Yoga support: deep relaxation can be useful to experience a sense of “letting go” to relax physically and mentally. Visualistion, affirmation and meditation are additional tools to help us stay calm and positive.
Wisdom body – this is where we can explore new perspectives, perhaps question our beliefs and attitudes. Here we may be able to understand things differently, adapt and learn.
Yoga support: being open to learning and able to reflect on life means that lessons can be learned and positive changes can be made. We may seek inspiration from different sources, friends, family, podcasts by leading experts, health professionals. Ancient yogic texts, Patanjali’s Sutras, Bhagavad Gita, The Upanishads can be as relevant today as they were in the time they were composed.
Bliss body – this part of ourselves needs nourishing, and refers to our ability to find contentment and inspiration in life. We can find inspiration and joy in many places…watching a sunset, enjoying a favorite hobby, painting, e.g. singing, gardening, painting etc.
To conclude, there are many different ways you can create some natural remedies for stress. What’s important is choosing something that is right for you.
Note: some of the above listed symptoms may also be symptoms of other illnesses too, always check with your GP if worried.

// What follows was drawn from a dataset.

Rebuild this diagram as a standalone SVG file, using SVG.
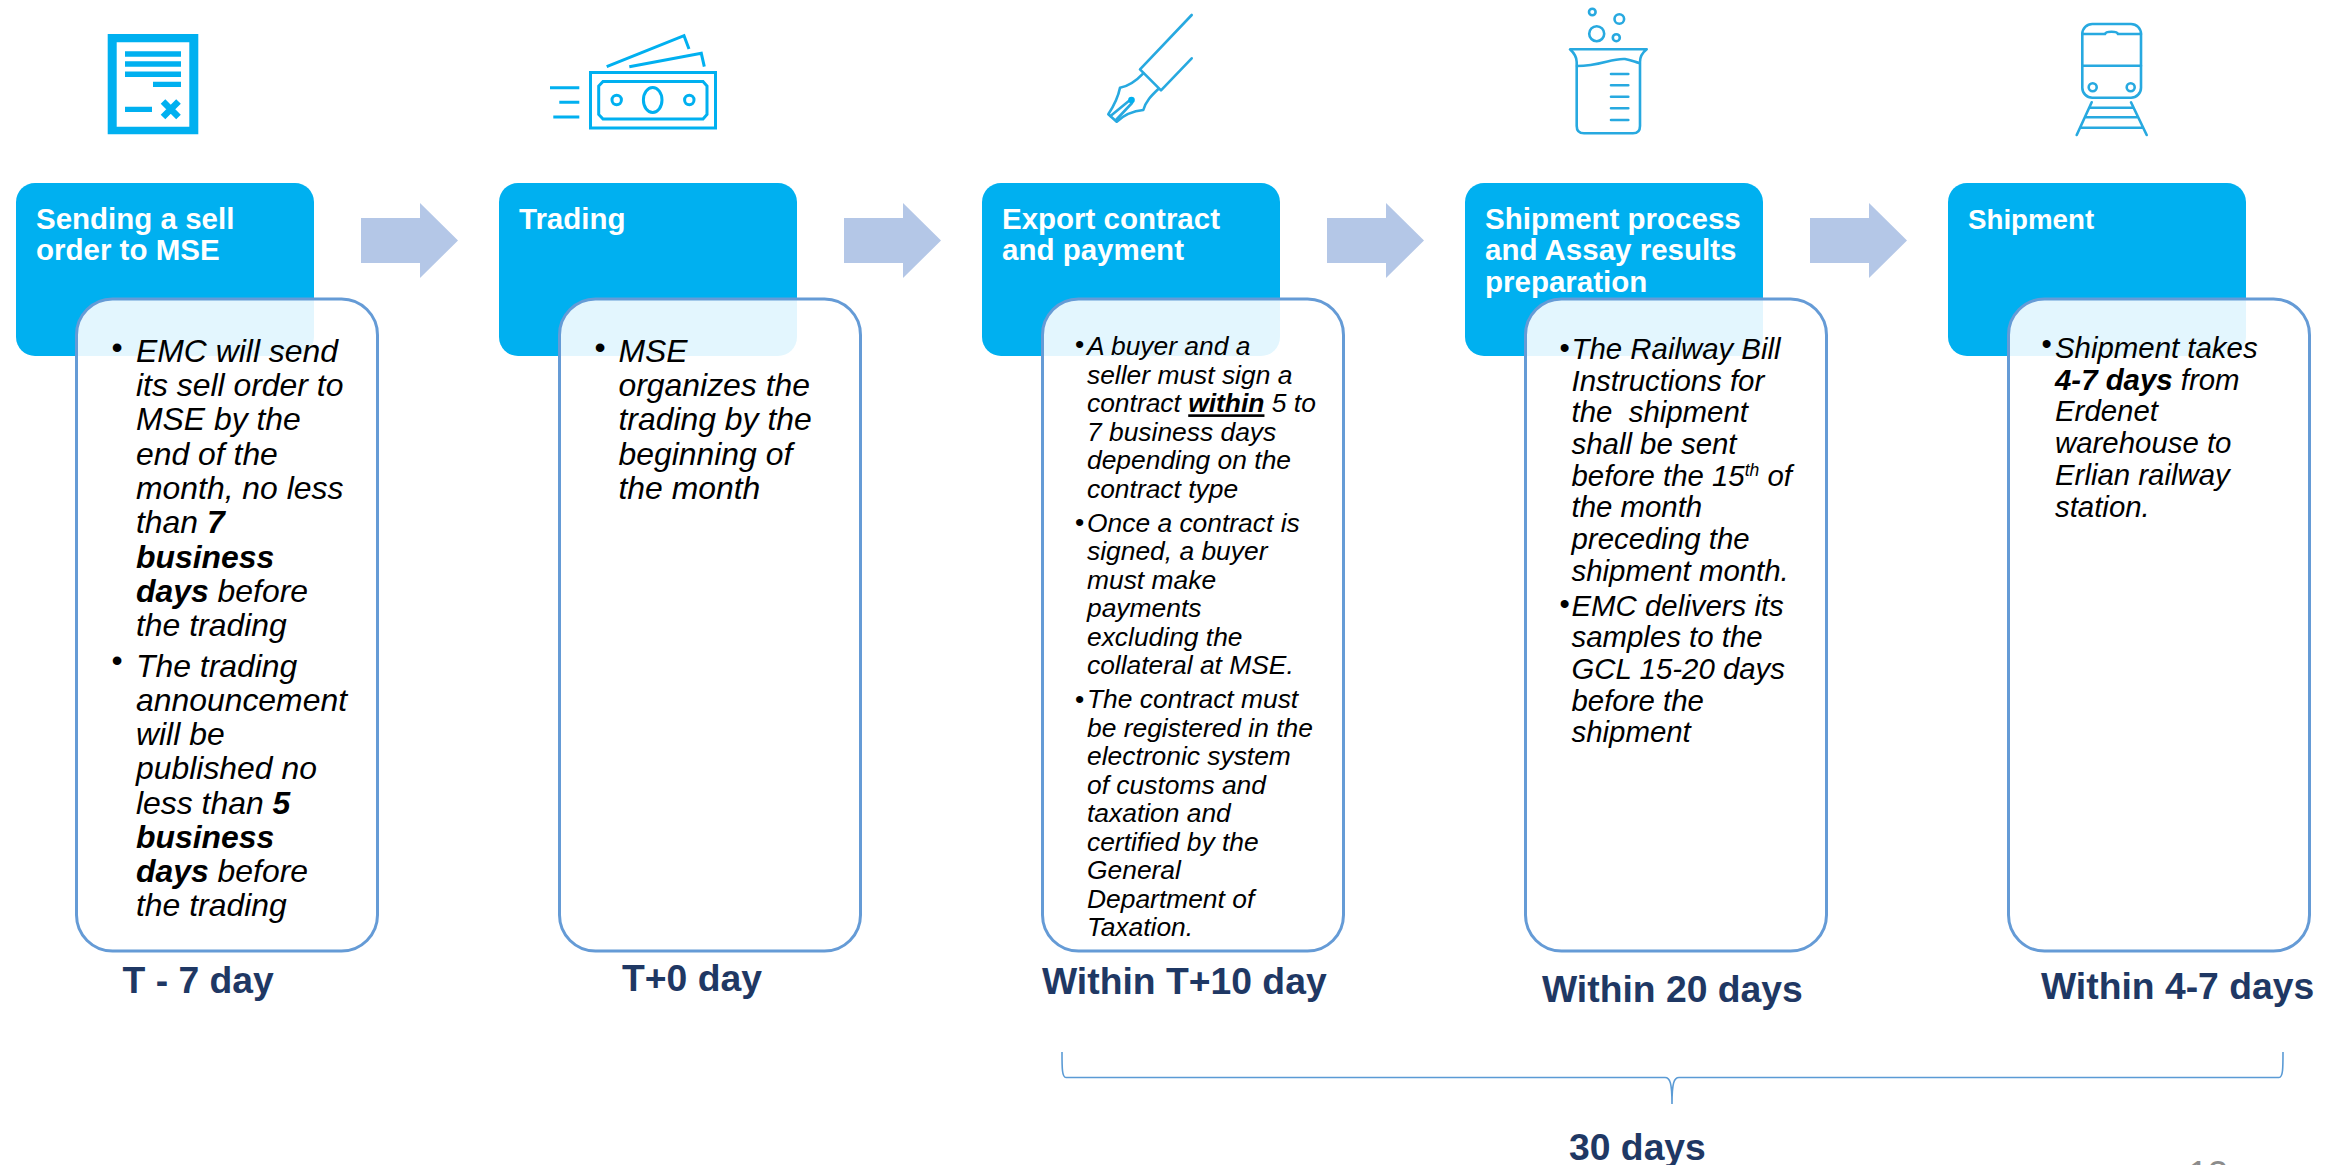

References: When the Body Says No, Gabor Mate,p34. When the Body Says No, Gabor Mate, p36. The Pain Free Mindset, Dr Deepak Ravindran, p125. National Institute for Health and Clinical Excellence , “Chronic Pain: Assessment and Management” (in development). Retrieved from http://www.nice.org.uk/guidance/indevelopment/gid-ng10069/consultation /html-content-2. Fayaz, A., Croft, P., Langford, R. M., Donaldson, L. J., and Jones, G., T., 2016. “Prevalence of chronic pain in the UK: a systematic review and meta-analysis of population studies” BMJ Open, 6(6), p.e020364.